Turbo Frame Security#
When a Turbo Frame request encounters an authorization failure, the application renders a special _not_authorized_frame.html.erb partial with HTTP 403 status. This prevents perpetual "Loading..." states in Turbo Frames and provides proper user feedback. The partial displays an internationalized error message (errors.not_authorized) within the Turbo Frame context, improving security UX by making authorization failures visible to users [PR #647].
Example: Batch Processing in ProcessHashListJob#
def perform(id)
list = HashList.find(id)
return if list.processed?
# Acquire an atomic lock to prevent duplicate processing from concurrent jobs.
# The after_commit callback can fire multiple times (record save + attachment commit),
# causing two jobs to race. This UPDATE ... WHERE atomically claims the work.
rows_claimed = HashList.where(id: id, processed: false)
.update_all(processed: true)
return if rows_claimed.zero?
ingest_hash_items(list)
rescue StandardError
# Roll back the processed flag so the job can be retried.
# Wrapped in its own rescue to ensure the original exception always propagates.
begin
HashList.where(id: id).update_all(processed: false)
rescue StandardError => rollback_error
Rails.logger.error("[ProcessHashList] Failed to roll back processed flag for list #{id}: #{rollback_error.message}")
end
raise
end
private
def ingest_hash_items(list)
# Clean up any partial results from a prior failed attempt to ensure idempotent ingestion.
list.hash_items.delete_all
hash_items = []
processed_count = 0
list.file.open do |file|
file.each_line do |line|
next if line.blank?
line.strip!
# Bulk operations bypass ActiveRecord callbacks, so hash_value_digest must be computed inline.

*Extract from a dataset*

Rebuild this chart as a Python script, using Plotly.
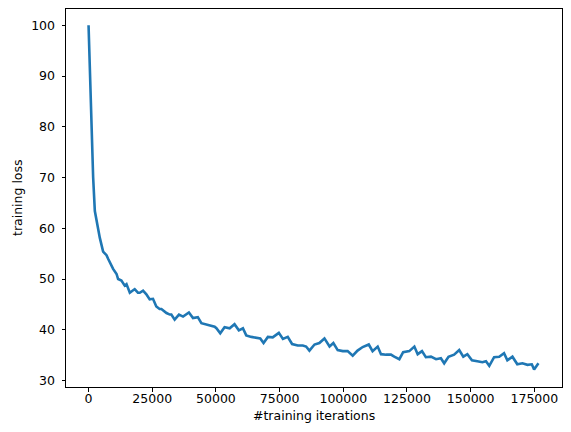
import plotly.graph_objects as go

iterations = [0, 1400, 1800, 2470, 3370, 4430, 5720, 7050, 7680, 9640, 11000, 11600,
              12900, 14200, 14900, 16200, 17500, 18100, 19400, 20100, 21400, 22700,
              24000, 25300, 26600, 27900, 28600, 29900, 30600, 31900, 32500, 33800,
              35500, 37100, 39400, 41000, 42900, 44300, 46900, 49500, 50200, 51700,
              53400, 55400, 57300, 59000, 60600, 61900, 63900, 65800, 67400, 68700,
              70400, 72300, 74700, 76300, 78200, 79900, 82100, 84100, 85400, 86700,
              88700, 90600, 92600, 94600, 96100, 97800, 99800, 101700, 103700, 105600,
              107600, 110000, 111500, 113500, 114800, 116800, 118700, 120000, 122000,
              123500, 125900, 127900, 129200, 130900, 132400, 134400, 136400, 138300,
              139600, 141300, 143500, 145500, 147100, 148700, 150500, 152600, 154600,
              156000, 157300, 159200, 161200, 163100, 164400, 166400, 168300, 170300,
              172300, 174000, 174900, 176600]
loss = [100.0, 73.8, 70.1, 63.4, 60.7, 58.1, 55.4, 54.7, 54.0, 52.0, 51.0, 50.0,
        49.7, 48.7, 49.0, 47.3, 47.8, 48.0, 47.3, 47.3, 47.7, 47.0,
        46.0, 46.1, 44.6, 44.1, 44.1, 43.6, 43.3, 43.0, 43.0, 42.0,
        43.0, 42.6, 43.4, 42.3, 42.5, 41.3, 40.9, 40.6, 40.3, 39.3,
        40.5, 40.3, 41.1, 39.9, 40.3, 38.9, 38.6, 38.5, 38.3, 37.4,
        38.6, 38.5, 39.4, 38.2, 38.6, 37.2, 36.9, 36.9, 36.7, 35.9,
        37.1, 37.4, 38.3, 36.7, 37.4, 36.0, 35.8, 35.8, 34.9, 35.9,
        36.6, 37.1, 35.8, 36.7, 35.2, 35.1, 35.1, 34.7, 34.2,
        35.6, 35.8, 36.7, 35.2, 35.8, 34.6, 34.7, 34.2, 34.4,
        33.4, 34.7, 35.1, 36.0, 34.7, 35.2, 34.0, 33.8, 33.6,
        33.8, 32.9, 34.6, 34.7, 35.4, 34.0, 34.7, 33.2, 33.4,
        33.1, 33.2, 32.2, 33.4]

x_ticks = [0, 25000, 50000, 75000, 100000, 125000, 150000, 175000]
y_ticks = [30, 40, 50, 60, 70, 80, 90, 100]
x_title = "#training iterations"
y_title = "training loss"

fig = go.Figure()
fig.add_trace(go.Scatter(x=iterations, y=loss, mode="lines",
                         line=dict(color="#1f77b4", width=2.6), showlegend=False))

axis_common = dict(showline=True, linecolor="black", linewidth=1, mirror=True,
                   ticks="outside", ticklen=3.5, tickwidth=1, tickcolor="black",
                   showgrid=False, zeroline=False, automargin=False,
                   tickfont=dict(family="DejaVu Sans", size=12.5, color="black"))

fig.update_xaxes(range=[-8850, 185850], tickvals=x_ticks, ticklabelstandoff=-4,
                 ticktext=[str(v) for v in x_ticks], **axis_common)
fig.update_yaxes(range=[28.73, 103.2], tickvals=y_ticks, ticklabelstandoff=4,
                 ticktext=[str(v) for v in y_ticks], **axis_common)

fig.add_annotation(text=x_title, xref="paper", yref="paper", x=0.5, y=0,
                   yshift=-28, yanchor="middle", showarrow=False,
                   font=dict(family="DejaVu Sans", size=12.5, color="black"))
fig.add_annotation(text=y_title, xref="paper", yref="paper", x=0, y=0.5,
                   xshift=-49, xanchor="center", textangle=-90, showarrow=False,
                   font=dict(family="DejaVu Sans", size=12.5, color="black"))

# the page body adds an 8px offset, so the figure is sized to fit the window
fig.update_layout(width=563, height=424, margin=dict(l=58, r=9, t=1, b=45),
                  paper_bgcolor="white", plot_bgcolor="white",
                  font=dict(family="DejaVu Sans", size=12.5, color="black"))

fig.write_html("out.html")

# When individual HashItem records are saved, the before_validation callback auto-computes
# the digest, but insert_all skips callbacks for performance.
hash_items << {
hash_value: line,
hash_value_digest: Digest::MD5.hexdigest(line),
metadata: {},
hash_list_id: list.id,
created_at: Time.current,
updated_at: Time.current,
cracked: false
}
if hash_items.size >= batch_size
process_batch(list, hash_items)
processed_count += hash_items.size
hash_items.clear
end
end
end
process_batch(list, hash_items) if hash_items.any?

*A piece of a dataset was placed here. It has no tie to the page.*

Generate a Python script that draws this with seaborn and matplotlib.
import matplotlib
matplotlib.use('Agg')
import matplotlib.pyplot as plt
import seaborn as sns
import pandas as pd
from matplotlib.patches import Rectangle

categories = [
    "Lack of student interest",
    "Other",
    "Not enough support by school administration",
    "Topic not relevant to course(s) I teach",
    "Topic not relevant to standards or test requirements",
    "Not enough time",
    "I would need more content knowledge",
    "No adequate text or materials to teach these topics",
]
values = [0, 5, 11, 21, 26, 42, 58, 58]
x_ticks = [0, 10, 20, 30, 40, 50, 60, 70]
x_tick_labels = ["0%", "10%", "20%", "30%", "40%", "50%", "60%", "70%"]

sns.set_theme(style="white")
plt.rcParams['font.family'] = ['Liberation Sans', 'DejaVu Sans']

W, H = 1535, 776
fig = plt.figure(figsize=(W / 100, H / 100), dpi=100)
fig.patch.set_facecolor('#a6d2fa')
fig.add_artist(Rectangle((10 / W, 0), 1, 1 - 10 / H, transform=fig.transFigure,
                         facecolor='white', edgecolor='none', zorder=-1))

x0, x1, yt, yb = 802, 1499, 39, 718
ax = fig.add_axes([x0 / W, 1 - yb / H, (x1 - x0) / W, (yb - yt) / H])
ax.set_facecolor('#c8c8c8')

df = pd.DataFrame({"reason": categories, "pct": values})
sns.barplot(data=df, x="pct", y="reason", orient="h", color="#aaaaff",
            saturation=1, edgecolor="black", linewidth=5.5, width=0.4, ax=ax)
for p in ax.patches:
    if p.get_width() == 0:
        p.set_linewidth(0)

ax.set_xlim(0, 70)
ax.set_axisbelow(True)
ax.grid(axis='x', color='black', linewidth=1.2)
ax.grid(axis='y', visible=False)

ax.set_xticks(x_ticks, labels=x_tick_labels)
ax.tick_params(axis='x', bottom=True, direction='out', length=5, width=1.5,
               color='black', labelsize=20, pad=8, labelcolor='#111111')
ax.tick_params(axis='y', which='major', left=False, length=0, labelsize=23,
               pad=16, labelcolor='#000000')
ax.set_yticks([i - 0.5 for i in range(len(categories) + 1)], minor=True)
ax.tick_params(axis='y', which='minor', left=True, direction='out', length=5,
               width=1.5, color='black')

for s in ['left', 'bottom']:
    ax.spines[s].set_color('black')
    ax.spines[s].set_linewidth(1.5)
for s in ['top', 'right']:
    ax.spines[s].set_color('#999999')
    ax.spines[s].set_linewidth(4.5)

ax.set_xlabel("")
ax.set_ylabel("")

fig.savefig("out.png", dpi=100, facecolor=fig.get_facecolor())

# Update the hash items count now that processing is complete.
# The `processed` flag was already set atomically at the start to prevent duplicates.
if processed_count.positive?
affected_rows = HashList.where(id: list.id).update_all(
hash_items_count: processed_count
)
if affected_rows.zero?
error_msg = "[ProcessHashList] Failed to update hash list #{list.id} count - record may have been deleted"

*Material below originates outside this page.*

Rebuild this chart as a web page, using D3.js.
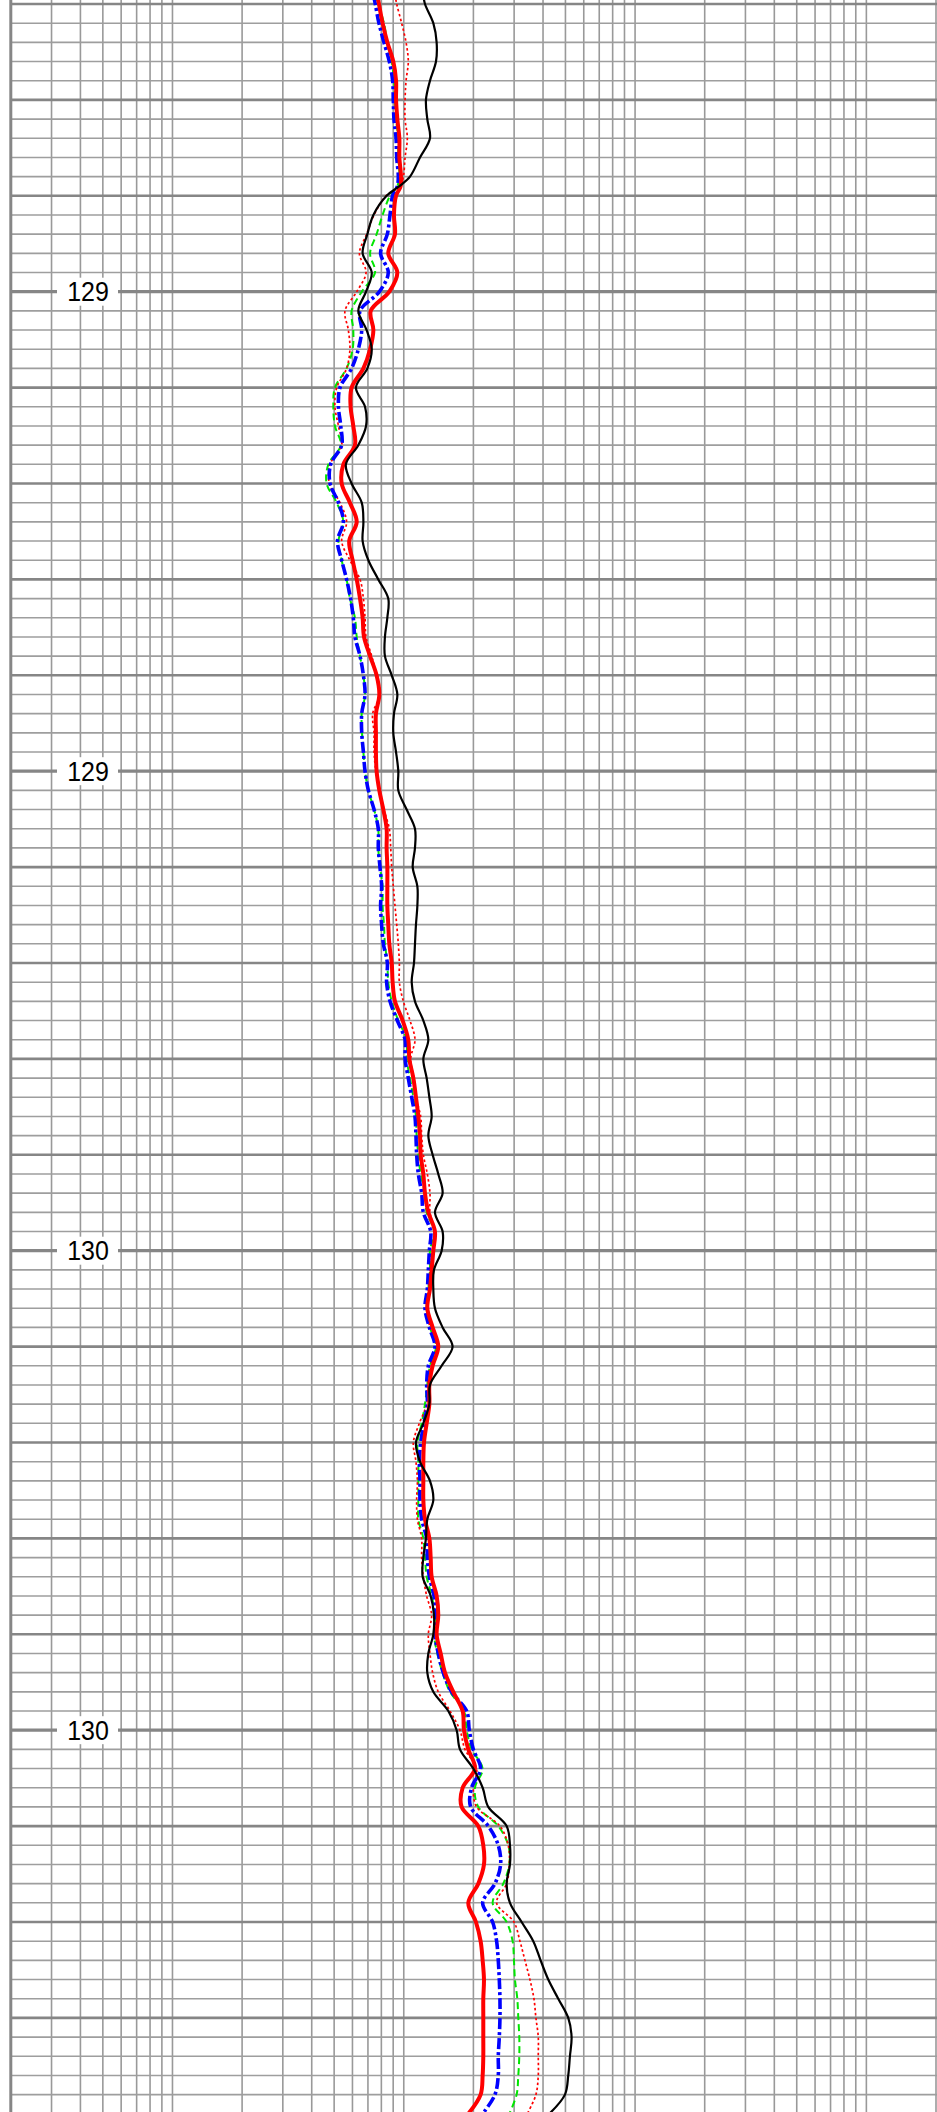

Rails.logger.error(error_msg)
raise ActiveRecord::RecordNotSaved, error_msg
end
end
end
def process_batch(list, hash_items)
# ... (bulk insert code) ...
# Check for previously cracked hashes and propagate crack results.
# Query uses hash_value_digest for indexed lookup, then verifies full hash_value
# as a collision guard (MD5 is not collision-resistant).
hash_value_digests = hash_values.map { |v| Digest::MD5.hexdigest(v) }
cracked_hashes = HashItem.joins(:hash_list)
.where(hash_value_digest: hash_value_digests, cracked: true, hash_lists: { hash_type_id: list.hash_type_id })
.pluck(:hash_value_digest, :hash_value, :plain_text, :attack_id)
.each_with_object(Hash.new { |h, k| h[k] = [] }) do |(digest, hv, pt, aid), acc|
acc[digest] << [hv, pt, aid]
end
if cracked_hashes.any?
now = Time.current
updates = []
inserted_items.each do |inserted|
digest = Digest::MD5.hexdigest(inserted["hash_value"])
candidates = cracked_hashes[digest]
next if candidates.empty?
# Collision guard: verify the full hash_value matches (not just the digest).
match = candidates.find { |hv, _, _| hv == inserted["hash_value"] }
next unless match
_original_hash_value, plain_text, attack_id = match
# All NOT NULL columns required in payload for upsert_all
updates << {
id: inserted["id"],
hash_list_id: list.id,
hash_value: inserted["hash_value"],
hash_value_digest: digest,
metadata: {},
created_at: now,
updated_at: now,
plain_text: plain_text,
cracked: true,
cracked_time: now,
attack_id: attack_id
}
end
# Bulk update all cracked items in a single query
HashItem.upsert_all(updates, unique_by: :id) if updates.any?
end
end
This approach ensures efficient, safe, and scalable ingestion of large hash lists. The atomic lock at the start prevents duplicate processing from concurrent jobs, while error handling rolls back the processed flag to allow retries on transient failures. The job cleans up any partial results from prior failed attempts at the start of ingest_hash_items, making the entire operation idempotent.
The hash_value_digest field must be computed inline for bulk operations since insert_all and upsert_all bypass ActiveRecord callbacks. Individual record saves use the before_validation callback to auto-compute the digest. Query patterns use where(hash_value_digest: digest) for indexed lookups, followed by Ruby-side .find { |item| item.hash_value == hash_value } collision guards for single-record lookups, or SQL AND hash_value = ? clauses for batch updates. This pattern is documented in GOTCHAS.md. Log messages use the [ProcessHashList] prefix for easier filtering and debugging.